The universal sound of swearing across languages
Swear words across different languages may tend to lack certain sounds such as l, r, and w, suggests research published in Psychonomic Bulletin & Review. This common pattern in profanity indicates that these sounds, called approximants, may appear less offensive to listeners.
London, 6th December 2022
Swear words across different languages may tend to lack certain sounds such as l, r, and w, suggests research published in Psychonomic Bulletin & Review. This common pattern in profanity indicates that these sounds, called approximants, may appear less offensive to listeners.
Swear words are thought to have sounds that help facilitate the expression of emotion and attitude, but no study to date has investigated if there is a universal pattern in the sound of swearing across different languages.
Shiri Lev-Ari and Ryan McKay from Royal Holloway, University of London conducted a pilot study with speakers of five unrelated languages (20 individuals per language) and asked them to list the most offensive words they knew in their language, excluding racial slurs. The initial study revealed that swear words were less likely to include approximants, which include sounds like l, r, w and y. The authors suggest that approximants may be less suitable than other sounds for giving offense and investigated this in two further studies.
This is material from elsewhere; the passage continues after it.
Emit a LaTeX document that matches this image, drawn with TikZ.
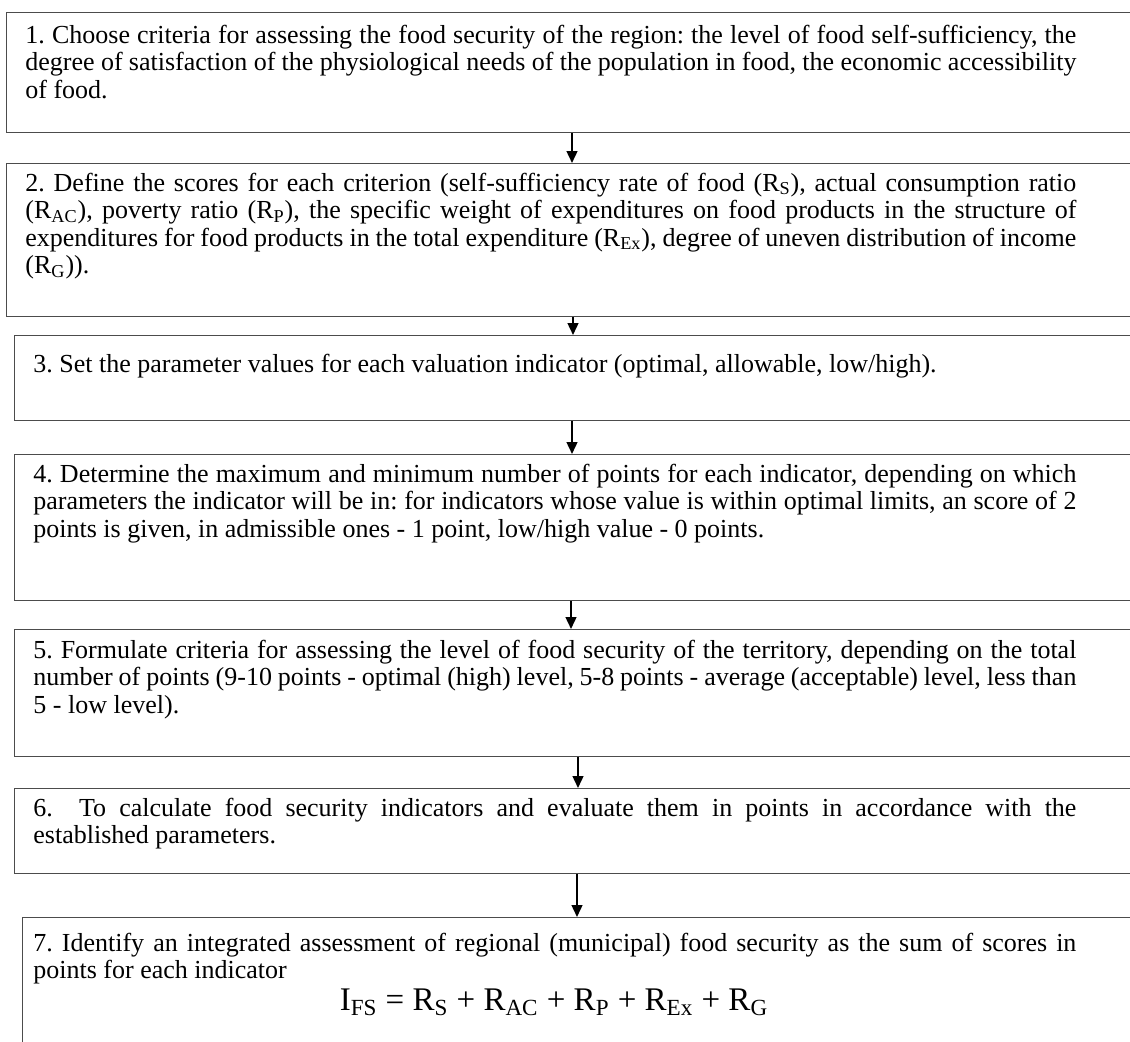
\documentclass[tikz,border=0pt]{standalone}
\usepackage{fontspec}
\setmainfont{Liberation Serif}
\usetikzlibrary{arrows.meta}
\frenchspacing
% eine Zeile auf volle Breite
\newcommand{\fitline}[1]{\hbox to\linewidth{#1}}

\begin{document}
\begin{tikzpicture}[x=0.5pt, y=-0.5pt, >={Triangle[length=6pt, width=5.4pt]},
	stepbox/.style={draw=black!70, line width=0.65pt, anchor=north west, inner sep=0pt, minimum width=570pt},
	steptext/.style={anchor=base west, inner sep=0pt, text width=#1, align=justify,
		font=\fontsize{13}{13.8}\selectfont},
	flow/.style={->, line width=1pt}]
	\useasboundingbox (0,0) rectangle (1130,1041);
	\clip (0,0) rectangle (1130,1041);

	% === 框 ===
	\node[stepbox, minimum height=60pt] (b1) at (6,12) {};
	\node[stepbox, minimum height=76.5pt] (b2) at (6,163) {};
	\node[stepbox, minimum height=42.5pt] (b3) at (14,335) {};
	\node[stepbox, minimum height=73pt] (b4) at (14,454) {};
	\node[stepbox, minimum height=63.5pt] (b5) at (14,629) {};
	\node[stepbox, minimum height=42.5pt] (b6) at (14,788) {};
	\node[stepbox, minimum height=75pt] (b7) at (22,917) {};

	% === 文字 ===
	\node[steptext=525.5pt] (t1) at (25,43) {%
		\fitline{1. Choose criteria for assessing the food security of the region: the level of food self-sufficiency, the}
		\fitline{degree of satisfaction of the physiological needs of the population in food, the economic accessibility}
		of food.};
	\node[steptext=525.5pt] (t2) at (25,191) {%
		\fitline{2. Define the scores for each criterion (self-sufficiency rate of food (R\textsubscript{S}), actual consumption ratio}
		\fitline{(R\textsubscript{AC}), poverty ratio (R\textsubscript{P}), the specific weight of expenditures on food products in the structure of}
		\fitline{expenditures for food products in the total expenditure (R\textsubscript{Ex}), degree of uneven distribution of income}
		(R\textsubscript{G})).};
	\node[steptext=521.5pt] (t3) at (33,372) {3. Set the parameter values for each valuation indicator (optimal, allowable, low/high).};
	\node[steptext=521.5pt] (t4) at (33,482) {%
		\fitline{4. Determine the maximum and minimum number of points for each indicator, depending on which}
		\fitline{parameters the indicator will be in: for indicators whose value is within optimal limits, an score of 2}
		points is given, in admissible ones - 1 point, low/high value - 0 points.};
	\node[steptext=521.5pt] (t5) at (33,658) {%
		\fitline{5. Formulate criteria for assessing the level of food security of the territory, depending on the total}
		\fitline{number of points (9-10 points - optimal (high) level, 5-8 points - average (acceptable) level, less than}
		5 - low level).};
	\node[steptext=521.5pt] (t6) at (33,816) {%
		\fitline{6.\ \ To calculate food security indicators and evaluate them in points in accordance with the}
		established parameters.};
	\node[steptext=521.5pt] (t7) at (33,951) {%
		\fitline{7. Identify an integrated assessment of regional (municipal) food security as the sum of scores in}
		points for each indicator};
	\node[anchor=base, inner sep=0pt, font=\fontsize{16.5}{18}\selectfont] (eq) at (554,1010)
		{I\textsubscript{FS} = R\textsubscript{S} + R\textsubscript{AC} + R\textsubscript{P} + R\textsubscript{Ex} + R\textsubscript{G}};

	% === 箭头 ===
	\foreach \a/\b/\x in {b1/b2/572, b2/b3/573, b3/b4/572, b4/b5/571, b5/b6/578, b6/b7/577}
		\draw[flow] (\a.south -| \x,0) -- (\b.north -| \x,0);
\end{tikzpicture}
\end{document}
The authors asked 215 participants (from across six different languages) to rate pairs of pseudo-words (imaginary words created by the authors), one of which included an approximant. For example, in Albanian, the authors took the word “zog”, meaning “bird”, and changed this to “yog” to include an approximant and “tsog” without an approximant. The authors found that participants were significantly less likely to judge that words with approximants were swear words and selected words without approximants as swear words 63% of the time.
In a following study, the authors also looked at minced oaths – which are variations of swear words deemed less offensive, for example “darn” instead of “damn”. The authors found that approximants were significantly more frequent in minced oaths than swear words. The authors propose that this introduction of approximants is part of what makes minced oaths less offensive than swear words.
The use of approximants may not necessarily render a word inoffensive but the authors suggest that their findings indicate an underlying trend in how swear words may have evolved across different languages. The authors also highlight that some languages do have swear words that include approximants such as French, but French speakers included in the study still rated the pseudo-swear words lacking approximants as swear words, suggesting there may be a universal bias.
The authors conclude that their work suggests a potential universal pattern to swear words across different languages, with the lack of approximants a common feature when perceiving swear words.